Convicted hacker Andrew Auernheimer

A man faces five years in prison at least a $250,000 fine for hacking into AT&T’s servers and stealing the data of 120,000 iPad users.

A New Jersey jury found guilty on Tuesday. His co-defendant, Daniel Spitler, pleaded guilty to the same charges in June 2011. Both men are still to be sentenced.

The crime took place in 2010 when Auernheimer and Spitler, part of Goatse Security, a loose collection of hackers, authorities have alleged, discovered a security hole in AT&T’s website and used this to obtain email addresses and ICC-ID unique identifiers using an automated scripting tool.

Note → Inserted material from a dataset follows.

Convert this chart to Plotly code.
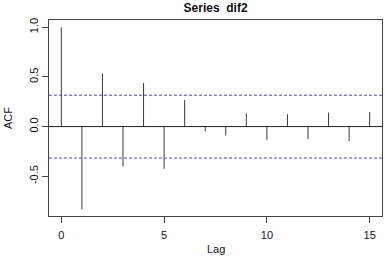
import plotly.graph_objects as go

lags = list(range(16))
acf_vals = [1.0, -0.834, 0.533, -0.402, 0.439, -0.425, 0.268, -0.047,
            -0.09, 0.134, -0.134, 0.124, -0.127, 0.14, -0.147, 0.147]
ci = 0.316
x_ticks = [0, 5, 10, 15]
y_ticks = [-0.5, 0.0, 0.5, 1.0]
y_tick_text = ["-0.5", "0.0", "0.5", "1.0"]

xs, ys = [], []
for l, v in zip(lags, acf_vals):
    xs += [l, l, None]
    ys += [0, v, None]

fig = go.Figure()
fig.add_trace(go.Scatter(x=xs, y=ys, mode="lines",
                         line=dict(color="#3a3a3a", width=1), hoverinfo="skip",
                         showlegend=False))

fig.add_shape(type="line", xref="paper", x0=0, x1=1, yref="y", y0=0, y1=0,
              line=dict(color="#222222", width=1))
for c in (ci, -ci):
    fig.add_shape(type="line", xref="paper", x0=0, x1=1, yref="y", y0=c, y1=c,
                  line=dict(color="#4040ff", width=1, dash="3px,2px"))

font = "Liberation Sans, Arial, sans-serif"
fig.add_annotation(text="Lag", xref="paper", yref="paper", x=0.5, y=-0.13,
                   xanchor="center", yanchor="top", showarrow=False,
                   font=dict(size=11))
fig.add_annotation(text="ACF", xref="paper", yref="paper", x=-0.123, y=0.5,
                   xanchor="center", yanchor="middle", textangle=-90,
                   showarrow=False, font=dict(size=11))

fig.update_layout(
    width=385, height=256,
    margin=dict(l=49, r=3, t=20, b=40, autoexpand=False),
    paper_bgcolor="white", plot_bgcolor="white",
    font=dict(family=font, size=11, color="#111111"),
    title=dict(text="<b>Series  dif2</b>", x=0.56, xanchor="center",
               y=0.985, yanchor="top", font=dict(size=12, color="#111111")),
    xaxis=dict(range=[-0.6, 15.6], tickvals=x_ticks, ticks="outside", ticklen=6,
               tickcolor="#444444", showgrid=False, zeroline=False,
               showline=True, linecolor="#444444", linewidth=1, mirror=True,
               automargin=False, ticklabelstandoff=3),
    yaxis=dict(range=[-0.9, 1.073], tickvals=y_ticks, ticktext=y_tick_text,
               tickangle=-90, ticks="outside", ticklen=6,
               tickcolor="#444444", showgrid=False, zeroline=False,
               showline=True, linecolor="#444444", linewidth=1, mirror=True,
               automargin=False),
)

fig.write_html("out.html", config={"displayModeBar": False},
               post_script="document.body.style.margin='0';document.body.style.overflow='hidden';")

At the time, Auernheimer argued that the hack was “ethical” and “in the public interest” because it revealed a flaw in AT&T’s website. The men claimed that their motives were to reveal AT&T’s inadequate security, but chat logs showed their goal had been to promote themselves and ruin AT&T’s reputation. This was backed up by an email sent by Auernheimer to a US attorney, in which he insisted that AT&T should be held accountable for “their insecure infrastructure as a public utility,” reports Wired.

The men provided the stolen information to the website Gawker, and that site published an article naming people whose emails had been compromised. Those victims included an ABC News anchor, New York Mayor Michael Bloomberg, former White House Chief-of-Staff Rahm Emanuel, and top executives at Dow Jones, The New York Times, Time Warner, and NASA.